国民年金は支払った保険料の月数に応じて支給額が決定されるので、男女比についてはあまり差が見られないと考えられます。
5.公的年金以外の資金作りの方法
公的年金の制度や支給額について学んでいきました。平均支給額を考えると一般的な公的年金の支給額は200,000円前後であることがわかります。人によってはもっと少ない可能性もありますが、老後の生活を考えると、公的年金以外では心もとない部分もあるでしょう。
また、最近では、公的年金制度の維持が問題視されているように、将来に渡って公的年金を受け取ることができるかどうか不安を感じている人もいるでしょう。
その上で、老後の生活を安定させるためには、公的年金以外の資金づくりを考えていく必要もあるかもしれません。
ここでは、公的年金以外の資金づくりの方法についてまとめていきます。
①貯蓄
一番身近な資金づくりの方法だと思います。老後の生活を考えて少しずつ蓄えを増やしていくという人は多いと思います。貯蓄に関しては、誰でもできて、リスクも少ないこともあり、最も多くの人が行なっている資金づくりでもあります。
②不労所得
こちらは株や投資信託によって収入を得ていくというものになります。働かなくてもお金を得ることができますし、貯蓄よりも利回りがいいので、老後の資金づくりに推奨されているものでもあります。ただ、投資などを行うためには、ある程度の知識は必要となりますし、当然リスクも伴います。
③私的年金
加入が義務付けられている公的年金に対して、任意なのが私的年金です。こちらに加入しておけば、公的年金に上乗せした給付を受けることが可能です。企業年金や確定拠出年金などもこの私的年金に含まれます。
公的年金以外の資金づくりに関しては、これらの代表的な方法が挙げられます。
例えば、自営業やフリーランスの方の場合、厚生年金を受け取ることができないので、老後のことを考えると、国民年金に加えて、企業年金や確定拠出年金、保険や銀行の個人年金などを活用しておくことをお勧めします。
まとめ
公的年金の種類や平均支給額などについてまとめていきました。
大切なのは、制度の内容をよく理解した上で、自分が老後にどれくらいの年金を受給できるかをシミュレーションしておくことでしょう。

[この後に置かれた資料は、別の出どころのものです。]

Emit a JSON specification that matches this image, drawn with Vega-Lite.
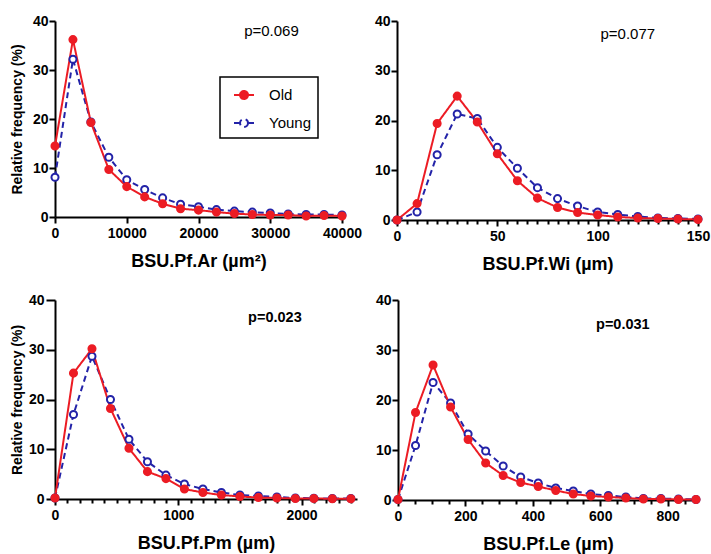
{
  "$schema": "https://vega.github.io/schema/vega-lite/v6.json",
  "padding": {"left": 10, "top": 14, "right": 5, "bottom": 5},
  "background": "white",
  "datasets": {
    "ar": [
      {"g":"Young","x":0,"y":8.1},{"g":"Young","x":2500,"y":32.2},{"g":"Young","x":5000,"y":19.4},{"g":"Young","x":7500,"y":12.2},{"g":"Young","x":10000,"y":7.6},{"g":"Young","x":12500,"y":5.6},{"g":"Young","x":15000,"y":3.9},{"g":"Young","x":17500,"y":2.6},{"g":"Young","x":20000,"y":2.1},{"g":"Young","x":22500,"y":1.5},{"g":"Young","x":25000,"y":1.2},{"g":"Young","x":27500,"y":1.0},{"g":"Young","x":30000,"y":0.8},{"g":"Young","x":32500,"y":0.6},{"g":"Young","x":35000,"y":0.5},{"g":"Young","x":37500,"y":0.5},{"g":"Young","x":40000,"y":0.4},
      {"g":"Old","x":0,"y":14.5},{"g":"Old","x":2500,"y":36.2},{"g":"Old","x":5000,"y":19.3},{"g":"Old","x":7500,"y":9.7},{"g":"Old","x":10000,"y":6.2},{"g":"Old","x":12500,"y":4.1},{"g":"Old","x":15000,"y":2.7},{"g":"Old","x":17500,"y":1.7},{"g":"Old","x":20000,"y":1.4},{"g":"Old","x":22500,"y":1.0},{"g":"Old","x":25000,"y":0.7},{"g":"Old","x":27500,"y":0.5},{"g":"Old","x":30000,"y":0.4},{"g":"Old","x":32500,"y":0.4},{"g":"Old","x":35000,"y":0.2},{"g":"Old","x":37500,"y":0.3},{"g":"Old","x":40000,"y":0.2}
    ],
    "wi": [
      {"g":"Young","x":0,"y":0},{"g":"Young","x":10,"y":1.6},{"g":"Young","x":20,"y":13.1},{"g":"Young","x":30,"y":21.3},{"g":"Young","x":40,"y":20.4},{"g":"Young","x":50,"y":14.6},{"g":"Young","x":60,"y":10.4},{"g":"Young","x":70,"y":6.5},{"g":"Young","x":80,"y":4.3},{"g":"Young","x":90,"y":2.8},{"g":"Young","x":100,"y":1.6},{"g":"Young","x":110,"y":1.1},{"g":"Young","x":120,"y":0.7},{"g":"Young","x":130,"y":0.4},{"g":"Young","x":140,"y":0.3},{"g":"Young","x":150,"y":0.2},
      {"g":"Old","x":0,"y":0},{"g":"Old","x":10,"y":3.3},{"g":"Old","x":20,"y":19.4},{"g":"Old","x":30,"y":24.9},{"g":"Old","x":40,"y":19.7},{"g":"Old","x":50,"y":13.3},{"g":"Old","x":60,"y":7.9},{"g":"Old","x":70,"y":4.4},{"g":"Old","x":80,"y":2.5},{"g":"Old","x":90,"y":1.5},{"g":"Old","x":100,"y":1.0},{"g":"Old","x":110,"y":0.6},{"g":"Old","x":120,"y":0.4},{"g":"Old","x":130,"y":0.3},{"g":"Old","x":140,"y":0.2},{"g":"Old","x":150,"y":0.1}
    ],
    "pm": [
      {"g":"Young","x":0,"y":0.2},{"g":"Young","x":150,"y":17.0},{"g":"Young","x":300,"y":28.7},{"g":"Young","x":450,"y":20.0},{"g":"Young","x":600,"y":12.0},{"g":"Young","x":750,"y":7.5},{"g":"Young","x":900,"y":4.8},{"g":"Young","x":1050,"y":3.0},{"g":"Young","x":1200,"y":2.0},{"g":"Young","x":1350,"y":1.3},{"g":"Young","x":1500,"y":0.8},{"g":"Young","x":1650,"y":0.6},{"g":"Young","x":1800,"y":0.4},{"g":"Young","x":1950,"y":0.2},{"g":"Young","x":2100,"y":0.15},{"g":"Young","x":2250,"y":0.1},{"g":"Young","x":2400,"y":0.1},
      {"g":"Old","x":0,"y":0.2},{"g":"Old","x":150,"y":25.3},{"g":"Old","x":300,"y":30.2},{"g":"Old","x":450,"y":18.2},{"g":"Old","x":600,"y":10.2},{"g":"Old","x":750,"y":5.5},{"g":"Old","x":900,"y":4.1},{"g":"Old","x":1050,"y":2.0},{"g":"Old","x":1200,"y":1.3},{"g":"Old","x":1350,"y":0.8},{"g":"Old","x":1500,"y":0.5},{"g":"Old","x":1650,"y":0.3},{"g":"Old","x":1800,"y":0.2},{"g":"Old","x":1950,"y":0.1},{"g":"Old","x":2100,"y":0.1},{"g":"Old","x":2250,"y":0.05},{"g":"Old","x":2400,"y":0.05}
    ],
    "le": [
      {"g":"Young","x":0,"y":0.1},{"g":"Young","x":52,"y":10.9},{"g":"Young","x":104,"y":23.5},{"g":"Young","x":156,"y":19.4},{"g":"Young","x":208,"y":13.2},{"g":"Young","x":260,"y":9.8},{"g":"Young","x":312,"y":6.8},{"g":"Young","x":364,"y":4.6},{"g":"Young","x":416,"y":3.4},{"g":"Young","x":468,"y":2.4},{"g":"Young","x":520,"y":1.8},{"g":"Young","x":572,"y":1.2},{"g":"Young","x":624,"y":0.9},{"g":"Young","x":676,"y":0.6},{"g":"Young","x":728,"y":0.3},{"g":"Young","x":780,"y":0.3},{"g":"Young","x":832,"y":0.2},{"g":"Young","x":884,"y":0.1},
      {"g":"Old","x":0,"y":0.1},{"g":"Old","x":52,"y":17.5},{"g":"Old","x":104,"y":27.0},{"g":"Old","x":156,"y":18.6},{"g":"Old","x":208,"y":12.1},{"g":"Old","x":260,"y":7.4},{"g":"Old","x":312,"y":4.9},{"g":"Old","x":364,"y":3.5},{"g":"Old","x":416,"y":2.7},{"g":"Old","x":468,"y":1.9},{"g":"Old","x":520,"y":1.2},{"g":"Old","x":572,"y":0.8},{"g":"Old","x":624,"y":0.6},{"g":"Old","x":676,"y":0.4},{"g":"Old","x":728,"y":0.2},{"g":"Old","x":780,"y":0.2},{"g":"Old","x":832,"y":0.1},{"g":"Old","x":884,"y":0.1}
    ]
  },
  "spacing": 20,
  "resolve": {"legend": {"color": "independent", "strokeDash": "independent"}},
  "vconcat": [
    {
      "hconcat": [
        {
          "width": 287, "height": 196,
          "layer": [
            {
              "data": {"name": "ar"},
              "mark": {"type": "line", "strokeWidth": 2},
              "encoding": {
                "x": {"field": "x", "type": "quantitative", "scale": {"domain": [0, 40000], "nice": false}, "axis": {"values": [0, 10000, 20000, 30000, 40000], "tickCount": 50, "format": "d", "title": "BSU.Pf.Ar (µm²)"}},
                "y": {"field": "y", "type": "quantitative", "scale": {"domain": [0, 40], "nice": false}, "axis": {"values": [0, 10, 20, 30, 40], "tickCount": 50, "title": "Relative frequency (%)", "titlePadding": 8}},
                "color": {"field": "g", "type": "nominal", "scale": {"domain": ["Old", "Young"], "range": ["#ec1c24", "#2323a8"]},
                  "legend": {"title": null, "orient": "none", "legendX": 165, "legendY": 56, "strokeColor": "black", "padding": 7, "symbolOffset": 6, "labelFontSize": 15, "labelFont": "Liberation Sans", "labelColor": "black", "labelOffset": 14, "symbolType": "M-1,0L-0.4,0M0.4,0L1,0M0.4,0A0.4,0.4,0,1,1,-0.4,0A0.4,0.4,0,1,1,0.4,0", "symbolSize": 400, "symbolStrokeWidth": 2, "rowPadding": 9,
                    "encode": {"symbols": {"update": {"fill": {"signal": "datum.value === 'Old' ? '#ec1c24' : 'white'"}}}, "legend": {"update": {"strokeWidth": {"value": 1.5}}}}}},
                "strokeDash": {"field": "g", "type": "nominal", "scale": {"domain": ["Old", "Young"], "range": [[1, 0], [6, 4]]},
                  "legend": {"title": null, "orient": "none", "legendX": 165, "legendY": 56, "strokeColor": "black", "padding": 7, "symbolOffset": 6, "labelFontSize": 15, "labelFont": "Liberation Sans", "labelColor": "black", "labelOffset": 14, "symbolType": "M-1,0L-0.4,0M0.4,0L1,0M0.4,0A0.4,0.4,0,1,1,-0.4,0A0.4,0.4,0,1,1,0.4,0", "symbolSize": 400, "symbolStrokeWidth": 2, "rowPadding": 9}}
              }
            },
            {
              "data": {"name": "ar"},
              "mark": {"type": "point", "size": 50, "strokeWidth": 2, "opacity": 1},
              "encoding": {
                "x": {"field": "x", "type": "quantitative"},
                "y": {"field": "y", "type": "quantitative"},
                "stroke": {"field": "g", "type": "nominal", "scale": {"domain": ["Old", "Young"], "range": ["#ec1c24", "#2323a8"]}, "legend": null},
                "fill": {"field": "g", "type": "nominal", "scale": {"domain": ["Old", "Young"], "range": ["#ec1c24", "#ffffff"]}, "legend": null}
              }
            },
            {
              "data": {"values": [{"x": 30170, "y": 37.9, "label": "p=0.069"}]},
              "mark": {"type": "text", "font": "Liberation Sans", "fontSize": 15, "color": "black"},
              "encoding": {"x": {"field": "x", "type": "quantitative"}, "y": {"field": "y", "type": "quantitative"}, "text": {"field": "label"}}
            }
          ]
        },
        {
          "width": 301, "height": 199,
          "layer": [
            {
              "data": {"name": "wi"},
              "mark": {"type": "line", "strokeWidth": 2},
              "encoding": {
                "x": {"field": "x", "type": "quantitative", "scale": {"domain": [0, 150], "nice": false}, "axis": {"values": [0,5,10,15,20,25,30,35,40,45,50,55,60,65,70,75,80,85,90,95,100,105,110,115,120,125,130,135,140,145,150], "tickCount": 100, "labelExpr": "datum.value % 50 === 0 ? datum.label : ''", "tickSize": {"condition": {"test": "datum.value % 50 !== 0", "value": 4}, "value": 6}, "title": "BSU.Pf.Wi (µm)"}},
                "y": {"field": "y", "type": "quantitative", "scale": {"domain": [0, 40], "nice": false}, "axis": {"values": [0, 10, 20, 30, 40], "tickCount": 50, "title": null}},
                "color": {"field": "g", "type": "nominal", "legend": null},
                "strokeDash": {"field": "g", "type": "nominal", "legend": null}
              }
            },
            {
              "data": {"name": "wi"},
              "mark": {"type": "point", "size": 50, "strokeWidth": 2, "opacity": 1},
              "encoding": {
                "x": {"field": "x", "type": "quantitative"},
                "y": {"field": "y", "type": "quantitative"},
                "stroke": {"field": "g", "type": "nominal", "legend": null},
                "fill": {"field": "g", "type": "nominal", "legend": null}
              }
            },
            {
              "data": {"values": [{"x": 115, "y": 37.4, "label": "p=0.077"}]},
              "mark": {"type": "text", "font": "Liberation Sans", "fontSize": 15, "color": "black"},
              "encoding": {"x": {"field": "x", "type": "quantitative"}, "y": {"field": "y", "type": "quantitative"}, "text": {"field": "label"}}
            }
          ]
        }
      ],
      "spacing": 55,
      "bounds": "flush"
    },
    {
      "hconcat": [
        {
          "width": 302, "height": 199,
          "layer": [
            {
              "data": {"name": "pm"},
              "mark": {"type": "line", "strokeWidth": 2},
              "encoding": {
                "x": {"field": "x", "type": "quantitative", "scale": {"domain": [0, 2450], "nice": false}, "axis": {"values": [0,100,200,300,400,500,600,700,800,900,1000,1100,1200,1300,1400,1500,1600,1700,1800,1900,2000,2100,2200,2300,2400], "tickCount": 100, "format": "d", "labelExpr": "datum.value % 1000 === 0 ? datum.label : ''", "tickSize": {"condition": {"test": "datum.value % 1000 !== 0", "value": 4}, "value": 6}, "title": "BSU.Pf.Pm (µm)"}},
                "y": {"field": "y", "type": "quantitative", "scale": {"domain": [0, 40], "nice": false}, "axis": {"values": [0, 10, 20, 30, 40], "tickCount": 50, "title": "Relative frequency (%)", "titlePadding": 4, "tickSize": 9, "labelPadding": 2}},
                "color": {"field": "g", "type": "nominal", "legend": null},
                "strokeDash": {"field": "g", "type": "nominal", "legend": null}
              }
            },
            {
              "data": {"name": "pm"},
              "mark": {"type": "point", "size": 50, "strokeWidth": 2, "opacity": 1},
              "encoding": {
                "x": {"field": "x", "type": "quantitative"},
                "y": {"field": "y", "type": "quantitative"},
                "stroke": {"field": "g", "type": "nominal", "legend": null},
                "fill": {"field": "g", "type": "nominal", "legend": null}
              }
            },
            {
              "data": {"values": [{"x": 1784, "y": 36.4, "label": "p=0.023"}]},
              "mark": {"type": "text", "font": "Liberation Sans", "fontSize": 14.5, "fontWeight": "bold", "color": "black"},
              "encoding": {"x": {"field": "x", "type": "quantitative"}, "y": {"field": "y", "type": "quantitative"}, "text": {"field": "label"}}
            }
          ]
        },
        {
          "width": 300, "height": 200,
          "layer": [
            {
              "data": {"name": "le"},
              "mark": {"type": "line", "strokeWidth": 2},
              "encoding": {
                "x": {"field": "x", "type": "quantitative", "scale": {"domain": [0, 890], "nice": false}, "axis": {"values": [0,50,100,150,200,250,300,350,400,450,500,550,600,650,700,750,800,850], "tickCount": 100, "labelExpr": "datum.value % 200 === 0 ? datum.label : ''", "tickSize": {"condition": {"test": "datum.value % 200 !== 0", "value": 4}, "value": 6}, "title": "BSU.Pf.Le (µm)"}},
                "y": {"field": "y", "type": "quantitative", "scale": {"domain": [0, 40], "nice": false}, "axis": {"values": [0, 10, 20, 30, 40], "tickCount": 50, "title": null}},
                "color": {"field": "g", "type": "nominal", "legend": null},
                "strokeDash": {"field": "g", "type": "nominal", "legend": null}
              }
            },
            {
              "data": {"name": "le"},
              "mark": {"type": "point", "size": 50, "strokeWidth": 2, "opacity": 1},
              "encoding": {
                "x": {"field": "x", "type": "quantitative"},
                "y": {"field": "y", "type": "quantitative"},
                "stroke": {"field": "g", "type": "nominal", "legend": null},
                "fill": {"field": "g", "type": "nominal", "legend": null}
              }
            },
            {
              "data": {"values": [{"x": 667, "y": 35, "label": "p=0.031"}]},
              "mark": {"type": "text", "font": "Liberation Sans", "fontSize": 14.5, "fontWeight": "bold", "color": "black"},
              "encoding": {"x": {"field": "x", "type": "quantitative"}, "y": {"field": "y", "type": "quantitative"}, "text": {"field": "label"}}
            }
          ]
        }
      ],
      "spacing": 41,
      "bounds": "flush"
    }
  ],
  "config": {
    "font": "Liberation Sans",
    "view": {"stroke": null},
    "axis": {"domainColor": "black", "domainWidth": 2, "tickColor": "black", "tickWidth": 2, "tickSize": 6, "ticks": true, "labelFont": "Liberation Sans", "labelFontSize": 14, "labelFontWeight": "bold", "labelColor": "black", "labelPadding": 1, "titleFont": "Liberation Sans", "titleFontSize": 18, "titleFontWeight": "bold", "titleColor": "black", "grid": false, "labelFlush": false, "labelOverlap": false},
    "axisX": {"labelPadding": 3, "titlePadding": 12},
    "axisY": {"titlePadding": 8, "titleFontSize": 14}
  }
}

公的年金に関しては、老後の生活を支えてくれるセーフティーネットのひとつですが、その一方で受給額や受給できる年齢が変わるなど変動が大きい制度でもあるので、老後の生活を考えた時に、必要となる生活資金や求める生活レベルなどから、必要な金額を考え、その上で公的年金の支給額の確認、またはそれ以外の方法で資産形成をしていくことを検討していきましょう。